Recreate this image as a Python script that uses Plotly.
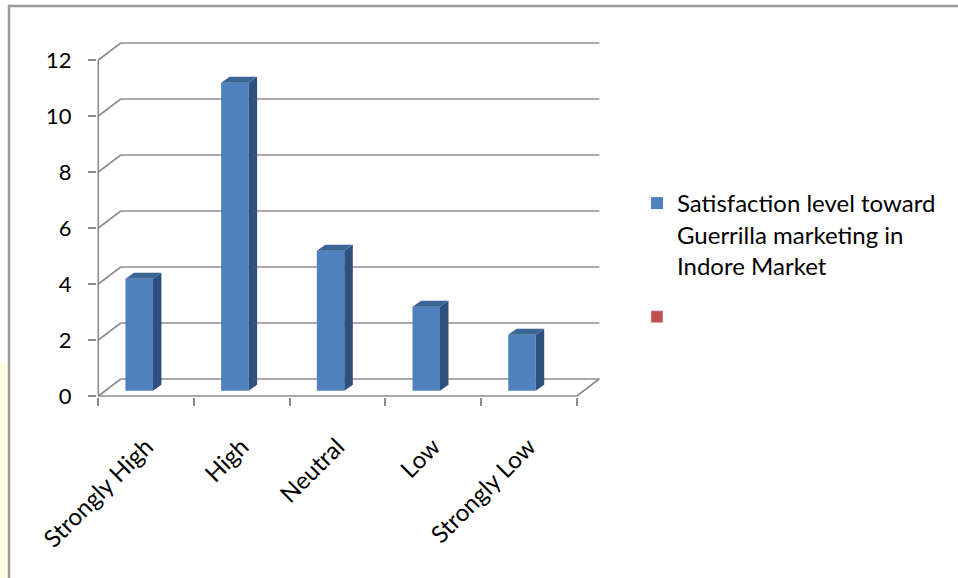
import plotly.graph_objects as go

# ---- data ----
categories = ["Strongly High", "High", "Neutral", "Low", "Strongly Low"]
values = [4, 11, 5, 3, 2]
series_name = "Satisfaction level toward<br>Guerrilla marketing in<br>Indore Market"
y_ticks = [0, 2, 4, 6, 8, 10, 12]

# ---- style / pseudo-3D geometry (axis units) ----
FRONT = "#4F81BD"
SIDE = "#2F507E"
TOP = "#3B6597"
GRID = "#8C8C8C"
FONT = "Lato"

W, H = 958, 578
ML, MR, MT, MB = 97, 357, 41, 181
XMIN = -0.5 - 1.3 / 95.7
XMAX = XMIN + (W - ML - MR) / 95.7
YMIN = -1.0 / 28.0
YMAX = YMIN + (H - MT - MB) / 28.0

wall_dx, wall_dy = 0.235, 0.607      # depth of the back wall
bar_off, bar_w, bar_base = -0.073, 0.287, 0.19
bar_dx, bar_dy = 0.089, 0.214        # depth of each bar

n = len(categories)
xs = list(range(n))

fig = go.Figure()

# front faces
fig.add_trace(go.Bar(
    x=[i + bar_off for i in xs], y=values, base=bar_base, width=bar_w,
    marker=dict(color=FRONT, line=dict(width=0)),
    name=series_name, legendgroup="a", hoverinfo="skip",
))
# empty second series (legend only)
fig.add_trace(go.Bar(
    x=[None], y=[None], name=" ", marker=dict(color="#C0504D"),
    legendgroup="b", hoverinfo="skip",
))

# side faces and top faces computed from values
sx, sy, tx, ty = [], [], [], []
for i, v in zip(xs, values):
    xl = i + bar_off - bar_w / 2
    xr = i + bar_off + bar_w / 2
    b = bar_base
    t = bar_base + v
    sx += [xr, xr + bar_dx, xr + bar_dx, xr, xr, None]
    sy += [b, b + bar_dy, t + bar_dy, t, b, None]
    tx += [xl, xl + bar_dx, xr + bar_dx, xr, xl, None]
    ty += [t, t + bar_dy, t + bar_dy, t, t, None]
fig.add_trace(go.Scatter(x=sx, y=sy, fill="toself", fillcolor=SIDE, mode="lines",
                         line=dict(width=0, color=SIDE), showlegend=False, hoverinfo="skip"))
fig.add_trace(go.Scatter(x=tx, y=ty, fill="toself", fillcolor=TOP, mode="lines",
                         line=dict(width=0, color=TOP), showlegend=False, hoverinfo="skip"))

# walls / gridlines
shapes = []
x0, x1 = -0.5, n - 0.5
for v in y_ticks:
    shapes.append(dict(type="line", xref="x", yref="y", x0=x0 + wall_dx, x1=x1 + wall_dx,
                       y0=v + wall_dy, y1=v + wall_dy, line=dict(color=GRID, width=1.6), layer="below"))
    shapes.append(dict(type="line", xref="x", yref="y", x0=x0, x1=x0 + wall_dx,
                       y0=v, y1=v + wall_dy, line=dict(color=GRID, width=1.6), layer="below"))
# floor front edge and right edge
shapes.append(dict(type="line", xref="x", yref="y", x0=x0, x1=x1, y0=0, y1=0,
                   line=dict(color=GRID, width=1.6), layer="below"))
shapes.append(dict(type="line", xref="x", yref="y", x0=x1, x1=x1 + wall_dx, y0=0, y1=wall_dy,
                   line=dict(color=GRID, width=1.6), layer="below"))
# front vertical axis
shapes.append(dict(type="line", xref="x", yref="y", x0=x0, x1=x0, y0=0, y1=max(y_ticks),
                   line=dict(color=GRID, width=1.6), layer="below"))

# outer frame (pixel -> paper)
pw, ph = W - ML - MR, H - MT - MB
def px(p):
    return (p - ML) / pw
def py(p):
    return (H - MB - p) / ph
shapes.append(dict(type="rect", xref="paper", yref="paper", x0=px(0), x1=px(8), y0=py(363), y1=py(578),
                   fillcolor="#FFFEE2", line=dict(width=0), layer="below"))
shapes.append(dict(type="line", xref="paper", yref="paper", x0=px(9), x1=px(9), y0=py(5), y1=py(578),
                   line=dict(color="#9A9A9A", width=2.5)))
shapes.append(dict(type="line", xref="paper", yref="paper", x0=px(8), x1=px(958), y0=py(6), y1=py(6),
                   line=dict(color="#9A9A9A", width=2.5)))

fig.update_layout(
    width=W, height=H, autosize=False,
    margin=dict(l=ML, r=MR, t=MT, b=MB),
    paper_bgcolor="white", plot_bgcolor="rgba(0,0,0,0)",
    font=dict(family=FONT, color="black"),
    shapes=shapes,
    showlegend=True,
    legend=dict(x=px(637), y=py(181), xanchor="left", yanchor="top",
                font=dict(size=24, family=FONT), valign="top",
                tracegroupgap=17, bgcolor="rgba(0,0,0,0)", itemwidth=30,
                borderwidth=0),
    xaxis=dict(range=[XMIN, XMAX], showgrid=False, zeroline=False, showline=False,
               tickmode="array", tickvals=xs, ticktext=categories, ticks="",
               tickangle=-45, tickfont=dict(size=24), ticklabelstandoff=30,
               minor=dict(tickmode="array", tickvals=[i - 0.5 for i in range(n + 1)],
                          ticks="outside", ticklen=8, tickwidth=1.6, tickcolor=GRID, showgrid=False)),
    yaxis=dict(range=[YMIN, YMAX], showgrid=False, zeroline=False, showline=False,
               tickmode="array", tickvals=y_ticks, ticks="outside", ticklen=8,
               tickwidth=1.6, tickcolor=GRID, tickfont=dict(size=22), ticklabelstandoff=12),
)

fig.write_html("out.html")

Exercise: Quote the material word for word, dropping any images it holds.

Task response:
Recreate this image as a Python script that uses Plotly.
import plotly.graph_objects as go

# ---- data ----
categories = ["Strongly High", "High", "Neutral", "Low", "Strongly Low"]
values = [4, 11, 5, 3, 2]
series_name = "Satisfaction level toward<br>Guerrilla marketing in<br>Indore Market"
y_ticks = [0, 2, 4, 6, 8, 10, 12]

# ---- style / pseudo-3D geometry (axis units) ----
FRONT = "#4F81BD"
SIDE = "#2F507E"
TOP = "#3B6597"
GRID = "#8C8C8C"
FONT = "Lato"

W, H = 958, 578
ML, MR, MT, MB = 97, 357, 41, 181
XMIN = -0.5 - 1.3 / 95.7
XMAX = XMIN + (W - ML - MR) / 95.7
YMIN = -1.0 / 28.0
YMAX = YMIN + (H - MT - MB) / 28.0

wall_dx, wall_dy = 0.235, 0.607      # depth of the back wall
bar_off, bar_w, bar_base = -0.073, 0.287, 0.19
bar_dx, bar_dy = 0.089, 0.214        # depth of each bar

n = len(categories)
xs = list(range(n))

fig = go.Figure()

# front faces
fig.add_trace(go.Bar(
    x=[i + bar_off for i in xs], y=values, base=bar_base, width=bar_w,
    marker=dict(color=FRONT, line=dict(width=0)),
    name=series_name, legendgroup="a", hoverinfo="skip",
))
# empty second series (legend only)
fig.add_trace(go.Bar(
    x=[None], y=[None], name=" ", marker=dict(color="#C0504D"),
    legendgroup="b", hoverinfo="skip",
))

# side faces and top faces computed from values
sx, sy, tx, ty = [], [], [], []
for i, v in zip(xs, values):
    xl = i + bar_off - bar_w / 2
    xr = i + bar_off + bar_w / 2
    b = bar_base
    t = bar_base + v
    sx += [xr, xr + bar_dx, xr + bar_dx, xr, xr, None]
    sy += [b, b + bar_dy, t + bar_dy, t, b, None]
    tx += [xl, xl + bar_dx, xr + bar_dx, xr, xl, None]
    ty += [t, t + bar_dy, t + bar_dy, t, t, None]
fig.add_trace(go.Scatter(x=sx, y=sy, fill="toself", fillcolor=SIDE, mode="lines",
                         line=dict(width=0, color=SIDE), showlegend=False, hoverinfo="skip"))
fig.add_trace(go.Scatter(x=tx, y=ty, fill="toself", fillcolor=TOP, mode="lines",
                         line=dict(width=0, color=TOP), showlegend=False, hoverinfo="skip"))

# walls / gridlines
shapes = []
x0, x1 = -0.5, n - 0.5
for v in y_ticks:
    shapes.append(dict(type="line", xref="x", yref="y", x0=x0 + wall_dx, x1=x1 + wall_dx,
                       y0=v + wall_dy, y1=v + wall_dy, line=dict(color=GRID, width=1.6), layer="below"))
    shapes.append(dict(type="line", xref="x", yref="y", x0=x0, x1=x0 + wall_dx,
                       y0=v, y1=v + wall_dy, line=dict(color=GRID, width=1.6), layer="below"))
# floor front edge and right edge
shapes.append(dict(type="line", xref="x", yref="y", x0=x0, x1=x1, y0=0, y1=0,
                   line=dict(color=GRID, width=1.6), layer="below"))
shapes.append(dict(type="line", xref="x", yref="y", x0=x1, x1=x1 + wall_dx, y0=0, y1=wall_dy,
                   line=dict(color=GRID, width=1.6), layer="below"))
# front vertical axis
shapes.append(dict(type="line", xref="x", yref="y", x0=x0, x1=x0, y0=0, y1=max(y_ticks),
                   line=dict(color=GRID, width=1.6), layer="below"))

# outer frame (pixel -> paper)
pw, ph = W - ML - MR, H - MT - MB
def px(p):
    return (p - ML) / pw
def py(p):
    return (H - MB - p) / ph
shapes.append(dict(type="rect", xref="paper", yref="paper", x0=px(0), x1=px(8), y0=py(363), y1=py(578),
                   fillcolor="#FFFEE2", line=dict(width=0), layer="below"))
shapes.append(dict(type="line", xref="paper", yref="paper", x0=px(9), x1=px(9), y0=py(5), y1=py(578),
                   line=dict(color="#9A9A9A", width=2.5)))
shapes.append(dict(type="line", xref="paper", yref="paper", x0=px(8), x1=px(958), y0=py(6), y1=py(6),
                   line=dict(color="#9A9A9A", width=2.5)))

fig.update_layout(
    width=W, height=H, autosize=False,
    margin=dict(l=ML, r=MR, t=MT, b=MB),
    paper_bgcolor="white", plot_bgcolor="rgba(0,0,0,0)",
    font=dict(family=FONT, color="black"),
    shapes=shapes,
    showlegend=True,
    legend=dict(x=px(637), y=py(181), xanchor="left", yanchor="top",
                font=dict(size=24, family=FONT), valign="top",
                tracegroupgap=17, bgcolor="rgba(0,0,0,0)", itemwidth=30,
                borderwidth=0),
    xaxis=dict(range=[XMIN, XMAX], showgrid=False, zeroline=False, showline=False,
               tickmode="array", tickvals=xs, ticktext=categories, ticks="",
               tickangle=-45, tickfont=dict(size=24), ticklabelstandoff=30,
               minor=dict(tickmode="array", tickvals=[i - 0.5 for i in range(n + 1)],
                          ticks="outside", ticklen=8, tickwidth=1.6, tickcolor=GRID, showgrid=False)),
    yaxis=dict(range=[YMIN, YMAX], showgrid=False, zeroline=False, showline=False,
               tickmode="array", tickvals=y_ticks, ticks="outside", ticklen=8,
               tickwidth=1.6, tickcolor=GRID, tickfont=dict(size=22), ticklabelstandoff=12),
)

fig.write_html("out.html")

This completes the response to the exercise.